Истинный патриотизм коренится в глубокой нравственной связи с родиной, а этого у Марция не могло быть. С того момента, когда Кориолан вынужден был назвать своих сограждан стаей подлых сук, что могло влечь его к Риму? Солдаты и у вольсков есть, а юристы – погубили его. И этот Марций, который дал бы себя заморить в тюрьме за тот Рим, который он бы мог любить и уважать, теперь пришел выковывать себе в горящем Риме новое прозванье. Солдат, хвалившийся в час встречи с женой тем, что в Кориолах плачут вдовы и матери по убитым им людям, иначе не может поступить, если в нем есть достаточно решимости, чтоб не быть рабом предрассудка. И поэтому римский патриотизм, сковывавший своим нравственным гнетом средних людей и направлявший их таким способом на тот путь, который нужен был отчизне, не имел власти над Марцием, как и традиционная политика патрициев, рекомендовавшая в трудные минуты лживые компромиссы. Кориолан и от нее отказался и порвал цепи пустого – для него – патриотизма.
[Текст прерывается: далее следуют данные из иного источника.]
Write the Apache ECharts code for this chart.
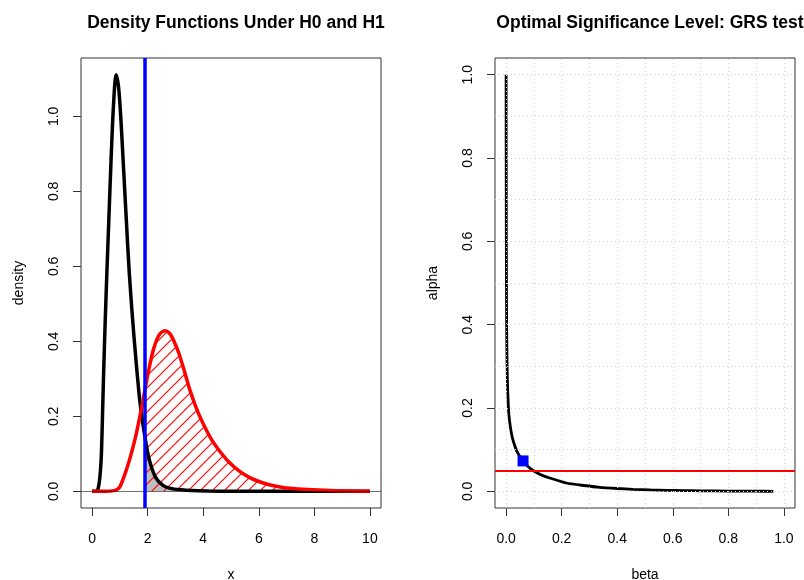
<!DOCTYPE html>
<html><head><meta charset="utf-8">
<script src="https://cdn.jsdelivr.net/npm/echarts@6/dist/echarts.min.js"></script>
<style>html,body{margin:0;padding:0;background:#fff}#c{width:804px;height:580px}</style>
</head><body><div id="c"></div>
<script>
// ---- Left panel: densities under H0 (black) and H1 (red)
const h0X = [0, 0.1, 0.19, 0.25, 0.30, 0.335, 0.38, 0.418, 0.47, 0.53, 0.60, 0.683, 0.77, 0.863, 0.95, 1.03, 1.115, 1.22, 1.34, 1.51, 1.69, 1.78, 1.88, 2.04, 2.28, 2.55, 2.82, 3.2, 3.6, 4.2, 5, 7, 10];
const h0Y = [0, 0, 0.002, 0.02, 0.055, 0.10, 0.22, 0.325, 0.45, 0.58, 0.72, 0.885, 1.03, 1.111, 1.08, 1.0, 0.885, 0.74, 0.58, 0.41, 0.26, 0.205, 0.155, 0.09, 0.038, 0.016, 0.008, 0.004, 0.002, 0.001, 0.0003, 0, 0];
const h1X = [0, 0.5, 0.79, 0.9, 1.0, 1.21, 1.4, 1.57, 1.78, 1.88, 1.99, 2.1, 2.23, 2.42, 2.62, 2.75, 2.85, 2.98, 3.12, 3.3, 3.48, 3.7, 3.96, 4.3, 4.68, 4.97, 5.3, 5.69, 6.05, 6.41, 7.13, 8.57, 10];
const h1Y = [0, 0, 0.002, 0.005, 0.012, 0.052, 0.098, 0.147, 0.222, 0.262, 0.305, 0.345, 0.384, 0.418, 0.428, 0.424, 0.415, 0.395, 0.369, 0.326, 0.28, 0.232, 0.186, 0.138, 0.099, 0.075, 0.054, 0.036, 0.025, 0.017, 0.008, 0.002, 0.0005];
const critValue = 1.88;
const xTicksLeft = [0, 2, 4, 6, 8, 10];
const yTicksLeft = [0, 0.2, 0.4, 0.6, 0.8, 1.0];

// ---- Right panel: alpha vs beta
const betaVals  = [0, 0.0003, 0.0008, 0.0015, 0.0025, 0.0045, 0.007, 0.010, 0.015, 0.022, 0.028, 0.038, 0.049, 0.061, 0.078, 0.097, 0.125, 0.157, 0.217, 0.28, 0.337, 0.40, 0.457, 0.52, 0.578, 0.64, 0.70, 0.80, 0.90, 0.962];
const alphaVals = [1.0, 0.80, 0.60, 0.45, 0.35, 0.27, 0.22, 0.185, 0.156, 0.13, 0.116, 0.097, 0.084, 0.073, 0.060, 0.050, 0.040, 0.032, 0.020, 0.014, 0.0096, 0.0068, 0.0048, 0.0034, 0.0024, 0.0018, 0.0013, 0.0007, 0.0003, 0.0001];
const optimalPoint = [0.061, 0.073];
const alphaLevel = 0.05;
const ticksRight = [0, 0.2, 0.4, 0.6, 0.8, 1.0];
const gridRight = [0, 0.1, 0.2, 0.3, 0.4, 0.5, 0.6, 0.7, 0.8, 0.9, 1.0];

const FONT = 'Liberation Sans, Arial, Helvetica, sans-serif';
function pairs(xs, ys) { return xs.map((x, i) => [x, ys[i]]); }
function tail(xs, ys, c) { return pairs(xs, ys).filter(p => p[0] >= c); }
const hatchData = tail(h1X, h1Y, critValue);

function xAx(gi, min, max, ticks, fmt, name) {
  return {
    type: 'value', gridIndex: gi, min: min, max: max,
    axisLine: { show: false, onZero: false },
    axisTick: { show: true, customValues: ticks, length: 8, lineStyle: { color: '#333', width: 1 } },
    axisLabel: { customValues: ticks, formatter: fmt, fontSize: 14, color: '#000', margin: 24, fontFamily: FONT },
    splitLine: { show: false },
    name: name, nameLocation: 'middle', nameGap: 60,
    nameTextStyle: { fontSize: 14, color: '#000', fontFamily: FONT }
  };
}
function yAx(gi, min, max, ticks, fmt, name) {
  return {
    type: 'value', gridIndex: gi, min: min, max: max,
    axisLine: { show: false, onZero: false },
    axisTick: { show: true, customValues: ticks, length: 8, lineStyle: { color: '#333', width: 1 } },
    axisLabel: { customValues: ticks, formatter: fmt, fontSize: 14, color: '#000', margin: 20, rotate: 90, fontFamily: FONT },
    splitLine: { show: false },
    name: name, nameLocation: 'middle', nameGap: 55, nameRotate: 90,
    nameTextStyle: { fontSize: 14, color: '#000', fontFamily: FONT }
  };
}
const f1 = v => Number(v).toFixed(1);
const f0 = v => String(Math.round(v));

function renderHatch(params, api) {
  if (params.dataIndex !== 0) return;
  const pts = hatchData.map(p => api.coord(p));
  const baseY = api.coord([critValue, 0])[1];
  const x0 = pts[0][0], x1 = pts[pts.length - 1][0];
  function cy(px) {
    for (let i = 1; i < pts.length; i++) {
      if (px <= pts[i][0]) {
        const a = pts[i - 1], b = pts[i];
        const t = (px - a[0]) / (b[0] - a[0]);
        return a[1] + t * (b[1] - a[1]);
      }
    }
    return pts[pts.length - 1][1];
  }
  const minY = Math.min.apply(null, pts.map(p => p[1]));
  const step = 12, d = 0.5;
  const children = [];
  const seg = (ax, ay, bx, by) => children.push({ type: 'line', shape: { x1: ax, y1: ay, x2: bx, y2: by },
    style: { stroke: '#ff0000', lineWidth: 1.1, opacity: 1 }, silent: true });
  for (let k = Math.round(x0 + minY); k <= x1 + baseY; k += step) {
    let inSeg = false, sx = 0, sy = 0, lx = 0, ly = 0;
    for (let px = x0; px <= x1; px += d) {
      const py = k - px;
      const inside = py <= baseY && py >= cy(px) + 1;
      if (inside && !inSeg) { inSeg = true; sx = px; sy = py; }
      if (!inside && inSeg) { inSeg = false; seg(sx, sy, lx, ly); }
      if (inside) { lx = px; ly = py; }
    }
    if (inSeg) seg(sx, sy, lx, ly);
  }
  return { type: 'group', children: children };
}

const chart = echarts.init(document.getElementById('c'), null, { renderer: 'canvas' });
chart.setOption({
  animation: false,
  backgroundColor: '#fff',
  title: [
    { text: 'Density Functions Under H0 and H1', left: 231, top: 9, textAlign: 'center',
      textStyle: { fontSize: 17.5, fontWeight: 'bold', color: '#000', fontFamily: FONT } },
    { text: 'Optimal Significance Level: GRS test', left: 645, top: 9, textAlign: 'center',
      textStyle: { fontSize: 17.5, fontWeight: 'bold', color: '#000', fontFamily: FONT } }
  ],
  grid: [
    { left: 81, top: 58, width: 300, height: 450, show: true, borderColor: '#333', borderWidth: 1,
      backgroundColor: 'transparent', outerBoundsMode: 'none', containLabel: false },
    { left: 495, top: 58, width: 300, height: 450, show: true, borderColor: '#333', borderWidth: 1,
      backgroundColor: 'transparent', outerBoundsMode: 'none', containLabel: false }
  ],
  xAxis: [
    xAx(0, -0.4, 10.4, xTicksLeft, f0, 'x'),
    xAx(1, -0.04, 1.04, ticksRight, f1, 'beta')
  ],
  yAxis: [
    yAx(0, -0.0444, 1.1557, yTicksLeft, f1, 'density'),
    yAx(1, -0.04, 1.04, ticksRight, f1, 'alpha')
  ],
  series: [
    // grey area under H0 beyond critical value
    { type: 'line', xAxisIndex: 0, yAxisIndex: 0, data: tail(h0X, h0Y, critValue), showSymbol: false,
      smooth: 0.3, itemStyle: { color: '#bebebe' },
      lineStyle: { width: 0, opacity: 0 }, areaStyle: { color: '#bebebe', opacity: 1 }, z: 1, silent: true },
    // hatched area under H1 beyond critical value
    { type: 'custom', xAxisIndex: 0, yAxisIndex: 0, data: [0], renderItem: renderHatch, silent: true, z: 2,
      itemStyle: { color: '#ff0000' } },
    { name: 'H0', type: 'line', xAxisIndex: 0, yAxisIndex: 0, data: pairs(h0X, h0Y), showSymbol: false,
      smooth: 0.3, itemStyle: { color: '#000' },
      lineStyle: { color: '#000', width: 3.5 }, z: 3 },
    { name: 'H1', type: 'line', xAxisIndex: 0, yAxisIndex: 0, data: pairs(h1X, h1Y), showSymbol: false,
      smooth: 0.3, itemStyle: { color: '#ff0000' },
      lineStyle: { color: '#ff0000', width: 3.5 }, z: 4,
      markLine: { silent: true, symbol: 'none', label: { show: false },
        data: [
          { yAxis: 0, lineStyle: { color: 'rgba(0,0,0,0.55)', width: 1.2, type: 'solid' } },
          { xAxis: critValue, lineStyle: { color: '#0000ff', width: 3.5, type: 'solid' } }
        ] } },
    // right panel grid lines
    { type: 'line', xAxisIndex: 1, yAxisIndex: 1, data: [], silent: true, z: 0,
      markLine: { silent: true, symbol: 'none', label: { show: false },
        lineStyle: { color: '#d3d3d3', width: 1, type: [1, 3] },
        data: gridRight.map(v => ({ xAxis: v })).concat(gridRight.map(v => ({ yAxis: v }))) } },
    { name: 'alpha-beta', type: 'line', xAxisIndex: 1, yAxisIndex: 1, data: pairs(betaVals, alphaVals), showSymbol: false,
      smooth: 0.2, itemStyle: { color: '#000' }, lineStyle: { color: '#000', width: 2.8 }, z: 3,
      markLine: { silent: true, symbol: 'none', label: { show: false },
        data: [ { yAxis: alphaLevel, lineStyle: { color: '#ff0000', width: 2, type: 'solid' } } ] } },
    { type: 'scatter', xAxisIndex: 1, yAxisIndex: 1, data: [optimalPoint], symbol: 'rect', symbolSize: 11,
      itemStyle: { color: '#0000ff', opacity: 1 }, z: 5 }
  ]
});
</script></body></html>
Если «бить» можно, если нужно уничтожать вольсков, если нужно морить голодом плебеев, то почему же нельзя при случае бить всех римлян, не исключая и трусливых патрициев? Такое «почему» не возникло бы пред Агриппой и даже честным, но ограниченным Коминием или женщиной Волумнией. Но Марций умел задать себе такой вопрос, и когда не нашел на него ответа, когда убедился, что нужно бить стаю подлых сук, сжечь гнилую кучу – пошел на Рим. Это преступление не Марция, а Рима, который хотел воспитать поколения людей, искавших посредством патриотизма добыть себе бессмертие в истории. В Марции это сказалось еще в ту отдаленную эпоху суровых нравов, ибо он стал в столь исключительное положение, при котором патриотизм мешал мести; но потом все римляне, при первых соблазнах, сменили патриотизм более удобными для нового времени чувствами, и при Цезаре Катон уже был предметом насмешек.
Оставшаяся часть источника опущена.